Robust Video-Based Pothole Detection and Area Estimation for Intelligent Vehicles with Depth Map and Kalman Smoothing
Dehao Wang, Haohang Zhu, Yiwen Xu, Kaiqi Liu
TL;DR
The paper tackles pothole area estimation for autonomous driving, addressing sensitivity to camera angle and flat-road assumptions in prior approaches. It presents a fully vision-based pipeline that fuses monocular depth maps with an improved pothole detector (ACSH-YOLOv8), a robust tracker (BoT-SORT), and a novel MBTP area estimator, followed by Kalman smoothing across frames (CDKF). Key contributions include the ACSH-YOLOv8 architecture with a P2 head and ACmix, the MBTP method that integrates depth with a minimum bounding rectangle and pixel-level triangular facets, and the CDKF algorithm that adaptively weights measurement noise by detection confidence and camera distance using Bayesian-tuned parameters. Experimental results show improved detection of small potholes and more stable, accurate pothole-area estimates, demonstrating practical viability for real-time autonomous driving.
Abstract
Road potholes pose a serious threat to driving safety and comfort, making their detection and assessment a critical task in fields such as autonomous driving. When driving vehicles, the operators usually avoid large potholes and approach smaller ones at reduced speeds to ensure safety. Therefore, accurately estimating pothole area is of vital importance. Most existing vision-based methods rely on distance priors to construct geometric models. However, their performance is susceptible to variations in camera angles and typically relies on the assumption of a flat road surface, potentially leading to significant errors in complex real-world environments. To address these problems, a robust pothole area estimation framework that integrates object detection and monocular depth estimation in a video stream is proposed in this paper.
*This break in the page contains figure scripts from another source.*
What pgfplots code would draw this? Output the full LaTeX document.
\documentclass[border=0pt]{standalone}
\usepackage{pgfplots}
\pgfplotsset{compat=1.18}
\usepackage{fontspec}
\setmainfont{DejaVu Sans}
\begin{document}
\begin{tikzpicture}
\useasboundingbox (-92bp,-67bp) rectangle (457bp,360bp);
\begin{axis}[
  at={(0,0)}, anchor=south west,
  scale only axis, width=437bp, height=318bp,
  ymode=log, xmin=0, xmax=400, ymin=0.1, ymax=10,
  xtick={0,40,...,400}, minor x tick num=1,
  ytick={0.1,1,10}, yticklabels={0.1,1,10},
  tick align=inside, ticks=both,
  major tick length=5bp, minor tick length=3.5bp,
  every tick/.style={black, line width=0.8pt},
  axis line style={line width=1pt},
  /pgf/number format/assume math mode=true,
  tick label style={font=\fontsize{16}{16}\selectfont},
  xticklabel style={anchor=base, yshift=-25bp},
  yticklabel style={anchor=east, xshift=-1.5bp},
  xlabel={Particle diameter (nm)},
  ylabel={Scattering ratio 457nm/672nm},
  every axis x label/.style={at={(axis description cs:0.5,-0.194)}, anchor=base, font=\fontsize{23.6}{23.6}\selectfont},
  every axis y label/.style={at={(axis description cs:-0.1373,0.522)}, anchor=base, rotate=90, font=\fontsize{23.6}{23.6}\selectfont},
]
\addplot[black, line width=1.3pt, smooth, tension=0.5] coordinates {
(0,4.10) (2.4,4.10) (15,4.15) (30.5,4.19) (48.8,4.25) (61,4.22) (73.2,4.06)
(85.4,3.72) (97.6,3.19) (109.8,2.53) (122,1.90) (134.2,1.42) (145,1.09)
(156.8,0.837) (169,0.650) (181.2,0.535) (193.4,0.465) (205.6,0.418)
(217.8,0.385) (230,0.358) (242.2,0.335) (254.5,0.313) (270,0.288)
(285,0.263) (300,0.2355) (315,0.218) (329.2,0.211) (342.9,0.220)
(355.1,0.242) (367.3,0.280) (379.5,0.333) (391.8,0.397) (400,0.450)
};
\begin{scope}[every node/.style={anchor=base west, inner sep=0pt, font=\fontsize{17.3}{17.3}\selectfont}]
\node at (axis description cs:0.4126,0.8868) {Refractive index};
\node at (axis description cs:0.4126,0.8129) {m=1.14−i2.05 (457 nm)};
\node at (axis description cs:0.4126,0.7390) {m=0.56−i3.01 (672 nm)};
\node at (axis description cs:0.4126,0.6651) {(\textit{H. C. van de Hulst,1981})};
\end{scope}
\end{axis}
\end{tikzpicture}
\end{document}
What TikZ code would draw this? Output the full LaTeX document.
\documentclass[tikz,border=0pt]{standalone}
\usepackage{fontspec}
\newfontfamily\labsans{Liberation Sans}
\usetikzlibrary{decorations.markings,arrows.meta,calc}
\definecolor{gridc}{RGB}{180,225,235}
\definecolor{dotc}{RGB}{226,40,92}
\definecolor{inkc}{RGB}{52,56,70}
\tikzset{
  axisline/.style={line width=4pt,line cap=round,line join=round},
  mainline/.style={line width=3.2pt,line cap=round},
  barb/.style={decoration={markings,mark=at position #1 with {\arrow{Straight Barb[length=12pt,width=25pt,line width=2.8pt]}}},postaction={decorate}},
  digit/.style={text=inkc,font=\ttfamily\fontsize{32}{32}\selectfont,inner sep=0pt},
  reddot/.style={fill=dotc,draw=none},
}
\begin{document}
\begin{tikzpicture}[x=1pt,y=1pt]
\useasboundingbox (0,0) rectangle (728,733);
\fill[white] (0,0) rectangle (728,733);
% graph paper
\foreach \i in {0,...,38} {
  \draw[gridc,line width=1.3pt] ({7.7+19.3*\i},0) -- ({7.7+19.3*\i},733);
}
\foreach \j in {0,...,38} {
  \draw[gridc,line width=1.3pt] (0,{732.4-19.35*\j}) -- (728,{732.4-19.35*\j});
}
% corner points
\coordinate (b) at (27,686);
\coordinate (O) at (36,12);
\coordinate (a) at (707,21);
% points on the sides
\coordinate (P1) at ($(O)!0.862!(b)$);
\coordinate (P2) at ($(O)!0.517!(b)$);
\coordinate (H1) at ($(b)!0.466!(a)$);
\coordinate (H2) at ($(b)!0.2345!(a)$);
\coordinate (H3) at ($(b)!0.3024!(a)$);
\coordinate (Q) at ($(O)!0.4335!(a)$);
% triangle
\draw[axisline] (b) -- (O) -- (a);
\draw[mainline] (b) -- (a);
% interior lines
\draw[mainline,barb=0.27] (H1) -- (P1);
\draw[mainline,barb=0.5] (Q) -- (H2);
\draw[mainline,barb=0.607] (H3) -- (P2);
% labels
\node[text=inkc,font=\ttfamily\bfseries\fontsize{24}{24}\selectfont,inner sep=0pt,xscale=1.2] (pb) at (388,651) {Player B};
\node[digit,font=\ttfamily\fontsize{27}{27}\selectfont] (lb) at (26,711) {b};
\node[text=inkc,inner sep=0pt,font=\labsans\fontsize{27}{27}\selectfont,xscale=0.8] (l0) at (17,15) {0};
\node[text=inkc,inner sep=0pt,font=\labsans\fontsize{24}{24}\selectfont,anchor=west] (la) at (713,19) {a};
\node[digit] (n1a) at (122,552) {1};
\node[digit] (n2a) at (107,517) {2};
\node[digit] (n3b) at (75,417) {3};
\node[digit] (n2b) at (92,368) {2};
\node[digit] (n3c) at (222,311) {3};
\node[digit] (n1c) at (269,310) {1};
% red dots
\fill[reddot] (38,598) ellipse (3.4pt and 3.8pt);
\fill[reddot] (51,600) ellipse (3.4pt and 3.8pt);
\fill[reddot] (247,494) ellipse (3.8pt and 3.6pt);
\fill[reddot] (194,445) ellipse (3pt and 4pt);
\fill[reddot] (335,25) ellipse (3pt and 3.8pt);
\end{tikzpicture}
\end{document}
First, to enhance pothole feature extraction and improve the detection of small potholes, ACSH-YOLOv8 is proposed with ACmix module and the small object detection head. Then, the BoT-SORT algorithm is utilized for pothole tracking, while DepthAnything V2 generates depth maps for each frame. With the obtained depth maps and potholes labels, a novel Minimum Bounding Triangulated Pixel (MBTP) method is proposed for pothole area estimation. Finally, Kalman Filter based on Confidence and Distance (CDKF) is developed to maintain consistency of estimation results across consecutive frames. The results show that ACSH-YOLOv8 model achieves an AP(50) of 76.6%, representing a 7.6% improvement over YOLOv8. Through CDKF optimization across consecutive frames, pothole predictions become more robust, thereby enhancing the method's practical applicability.